Значительный труд, сохранившийся лишь в трех небольших фрагментах («У египтян более гордости…»; «…есть высшая историческая необходимость…»; «…говорить о домах под лаком в Голландии…»), – результат серьезных занятий архитектурой под влиянием долгих бесед с Витбергом. Да и как понять архитектора, его грандиозный замысел (храм Христа Спасителя) и так блистательно изложить его в «Былом и думах» без профессионального, последовательного знакомства с началами архитектурной науки.

Размышления о создании связной автобиографии постоянно занимают его, добавляя в копилку мемуариста все новые опыты собственной судьбы.

Глава 16
«БУДТО МОЖНО РАССКАЗЫВАТЬ СЧАСТЬЕ?»

Дополните сами, чего недостает, догадайтесь сердцем…

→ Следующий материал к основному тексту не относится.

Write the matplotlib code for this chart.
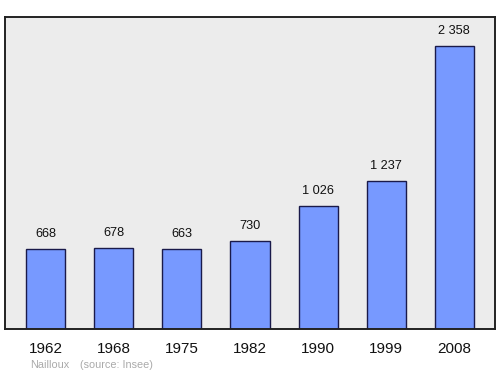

А. И. Герцен. Былое и думы

Развязка истории приближалась. Середина апреля на дворе. Герцен, воспользовавшись чужим паспортом, снова наведывался в Первопрестольную. Строил планы встреч. В Загорье? В Царицыне? На пути из Владимира, в девяти верстах от Москвы, у Перова трактира? Одной Наташе во Владимир ни в коем случае не следует ехать. А может быть, стоит? Необходимо все тщательно подготовить. Собрать для венчания бумаги, что оказывается вовсе не просто. Метрическое свидетельство Наташи – у княгини. Нельзя достать в Консистории новое, – пробовать в церкви Иоанна Богослова, где ее крестили. Все средства хороши. Занять побольше денег. Купить на Кузнецком Мосту подвенечное платье, простое, но изящное и воздушное. Накупить всякого «дамского снадобья». Самому подготовить подарки. Готовить два: «…это цветы, и другой – не скажу». Если за деньги не удастся обвенчать, «последнее средство – ехать в Шую» (?!). «Нет, не совсем решено». Фантазия разгулялась. Последние наставления Кетчеру. При первой возможности, как только свидетельство в руках, – послать за шафером и скакать им вместе с Наташей во Владимир, вызволив ее из дома княгини. В скверную погоду – поберечься (это приказ!) – известное дело, не приучишься к нашим дорогам.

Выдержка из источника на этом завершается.